# Short exercise
Write out exactly the lines between the line containing "Convert this diagram to TikZ code." and the line containing "(0,0) rectangle (973,401);", including both of those lines, and nothing more.

# Dataset rows
---*---

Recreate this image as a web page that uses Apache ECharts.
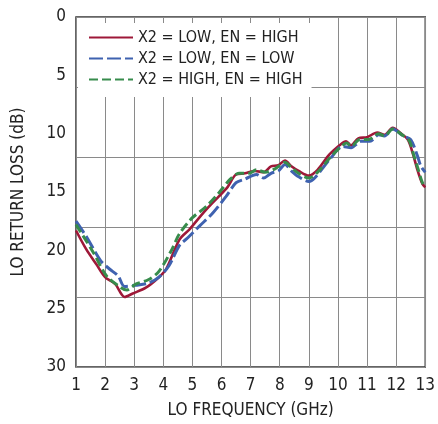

---*---

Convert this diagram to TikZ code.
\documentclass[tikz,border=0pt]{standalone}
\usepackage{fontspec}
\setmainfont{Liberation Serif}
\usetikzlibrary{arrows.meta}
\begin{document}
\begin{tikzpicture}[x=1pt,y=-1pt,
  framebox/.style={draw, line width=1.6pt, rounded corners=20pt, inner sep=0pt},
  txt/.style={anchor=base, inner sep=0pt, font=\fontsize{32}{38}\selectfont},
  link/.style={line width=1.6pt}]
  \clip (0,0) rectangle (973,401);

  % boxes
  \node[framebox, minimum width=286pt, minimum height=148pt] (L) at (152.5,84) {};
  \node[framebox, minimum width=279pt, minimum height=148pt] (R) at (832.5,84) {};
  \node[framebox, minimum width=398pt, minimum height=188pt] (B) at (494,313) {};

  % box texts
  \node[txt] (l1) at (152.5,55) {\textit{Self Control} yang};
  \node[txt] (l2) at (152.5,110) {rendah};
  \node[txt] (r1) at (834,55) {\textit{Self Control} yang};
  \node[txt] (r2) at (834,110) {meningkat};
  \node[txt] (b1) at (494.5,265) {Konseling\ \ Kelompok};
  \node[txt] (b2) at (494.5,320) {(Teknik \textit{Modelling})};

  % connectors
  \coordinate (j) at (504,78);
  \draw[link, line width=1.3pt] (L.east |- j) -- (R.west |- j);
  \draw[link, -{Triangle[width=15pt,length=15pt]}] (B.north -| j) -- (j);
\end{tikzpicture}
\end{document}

---*---

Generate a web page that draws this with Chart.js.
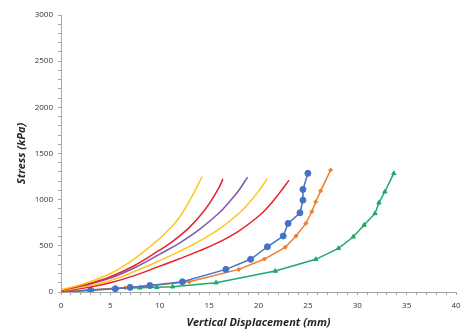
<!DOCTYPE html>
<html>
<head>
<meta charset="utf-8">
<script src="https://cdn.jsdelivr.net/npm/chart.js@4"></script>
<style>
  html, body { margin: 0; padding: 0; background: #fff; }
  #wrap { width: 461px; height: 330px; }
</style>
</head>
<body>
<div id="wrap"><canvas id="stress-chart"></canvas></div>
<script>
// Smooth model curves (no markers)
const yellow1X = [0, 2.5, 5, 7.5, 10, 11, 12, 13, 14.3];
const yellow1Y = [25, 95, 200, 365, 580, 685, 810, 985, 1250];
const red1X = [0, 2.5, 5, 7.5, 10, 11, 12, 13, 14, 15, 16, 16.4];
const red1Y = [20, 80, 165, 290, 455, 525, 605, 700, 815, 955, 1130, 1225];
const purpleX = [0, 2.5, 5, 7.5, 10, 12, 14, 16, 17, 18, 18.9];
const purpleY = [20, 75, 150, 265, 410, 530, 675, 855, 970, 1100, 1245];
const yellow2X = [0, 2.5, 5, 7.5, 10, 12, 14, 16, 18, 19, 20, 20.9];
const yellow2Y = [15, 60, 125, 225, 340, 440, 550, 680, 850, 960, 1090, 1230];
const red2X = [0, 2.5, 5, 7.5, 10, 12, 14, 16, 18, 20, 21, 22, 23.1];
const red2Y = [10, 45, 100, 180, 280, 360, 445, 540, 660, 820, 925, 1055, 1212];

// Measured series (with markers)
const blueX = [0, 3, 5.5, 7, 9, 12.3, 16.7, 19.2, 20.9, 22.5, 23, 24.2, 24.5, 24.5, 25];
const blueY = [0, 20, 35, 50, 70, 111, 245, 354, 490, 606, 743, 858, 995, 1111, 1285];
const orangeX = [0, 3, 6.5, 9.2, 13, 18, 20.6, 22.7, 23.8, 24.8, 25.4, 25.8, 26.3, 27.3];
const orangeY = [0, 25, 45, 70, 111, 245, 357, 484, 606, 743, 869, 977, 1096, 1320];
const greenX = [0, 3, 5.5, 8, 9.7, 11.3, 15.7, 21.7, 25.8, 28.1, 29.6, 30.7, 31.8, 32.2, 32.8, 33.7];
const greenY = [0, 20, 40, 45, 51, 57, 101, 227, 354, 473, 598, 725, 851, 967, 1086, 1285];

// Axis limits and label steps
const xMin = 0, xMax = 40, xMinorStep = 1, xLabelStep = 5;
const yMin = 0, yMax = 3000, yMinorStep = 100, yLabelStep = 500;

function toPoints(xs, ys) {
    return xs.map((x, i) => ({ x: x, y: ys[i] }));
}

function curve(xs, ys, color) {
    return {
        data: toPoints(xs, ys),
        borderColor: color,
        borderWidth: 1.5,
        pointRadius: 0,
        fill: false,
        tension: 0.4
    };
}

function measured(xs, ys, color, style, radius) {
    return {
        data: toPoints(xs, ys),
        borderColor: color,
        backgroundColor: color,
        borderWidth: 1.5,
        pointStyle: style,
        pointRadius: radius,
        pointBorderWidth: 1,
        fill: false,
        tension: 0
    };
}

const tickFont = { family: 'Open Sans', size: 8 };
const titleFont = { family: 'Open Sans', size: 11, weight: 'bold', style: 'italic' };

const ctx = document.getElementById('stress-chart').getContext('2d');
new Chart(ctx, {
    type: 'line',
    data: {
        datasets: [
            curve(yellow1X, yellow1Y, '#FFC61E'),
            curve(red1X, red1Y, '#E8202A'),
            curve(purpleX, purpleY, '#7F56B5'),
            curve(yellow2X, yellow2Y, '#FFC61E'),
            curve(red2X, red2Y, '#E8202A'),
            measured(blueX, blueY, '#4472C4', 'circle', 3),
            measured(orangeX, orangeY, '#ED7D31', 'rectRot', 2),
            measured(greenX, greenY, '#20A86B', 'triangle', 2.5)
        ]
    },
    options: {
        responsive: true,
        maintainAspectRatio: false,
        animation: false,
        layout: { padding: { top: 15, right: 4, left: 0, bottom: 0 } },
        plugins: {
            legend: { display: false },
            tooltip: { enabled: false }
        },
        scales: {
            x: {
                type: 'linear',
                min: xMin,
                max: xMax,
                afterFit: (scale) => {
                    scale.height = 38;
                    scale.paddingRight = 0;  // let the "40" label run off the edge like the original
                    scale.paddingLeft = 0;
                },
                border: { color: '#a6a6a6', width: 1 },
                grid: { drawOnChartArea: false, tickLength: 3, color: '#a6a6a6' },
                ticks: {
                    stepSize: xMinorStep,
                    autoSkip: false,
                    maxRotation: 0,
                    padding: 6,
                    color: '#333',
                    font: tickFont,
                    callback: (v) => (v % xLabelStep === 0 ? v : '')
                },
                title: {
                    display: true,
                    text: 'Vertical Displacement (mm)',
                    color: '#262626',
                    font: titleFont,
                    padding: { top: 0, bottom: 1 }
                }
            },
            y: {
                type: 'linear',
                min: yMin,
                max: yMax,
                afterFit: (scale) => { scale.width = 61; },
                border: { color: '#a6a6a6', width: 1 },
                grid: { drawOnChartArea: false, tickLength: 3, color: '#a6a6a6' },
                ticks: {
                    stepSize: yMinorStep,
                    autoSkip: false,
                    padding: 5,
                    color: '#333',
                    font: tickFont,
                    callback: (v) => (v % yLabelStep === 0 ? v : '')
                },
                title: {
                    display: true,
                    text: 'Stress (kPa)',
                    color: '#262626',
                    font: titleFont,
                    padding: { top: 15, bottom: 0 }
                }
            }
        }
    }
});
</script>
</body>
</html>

---*---

# Written solution
Convert this diagram to TikZ code.
\documentclass[tikz,border=0pt]{standalone}
\usepackage{fontspec}
\setmainfont{Liberation Serif}
\usetikzlibrary{arrows.meta}
\begin{document}
\begin{tikzpicture}[x=1pt,y=-1pt,
  framebox/.style={draw, line width=1.6pt, rounded corners=20pt, inner sep=0pt},
  txt/.style={anchor=base, inner sep=0pt, font=\fontsize{32}{38}\selectfont},
  link/.style={line width=1.6pt}]
  \clip (0,0) rectangle (973,401);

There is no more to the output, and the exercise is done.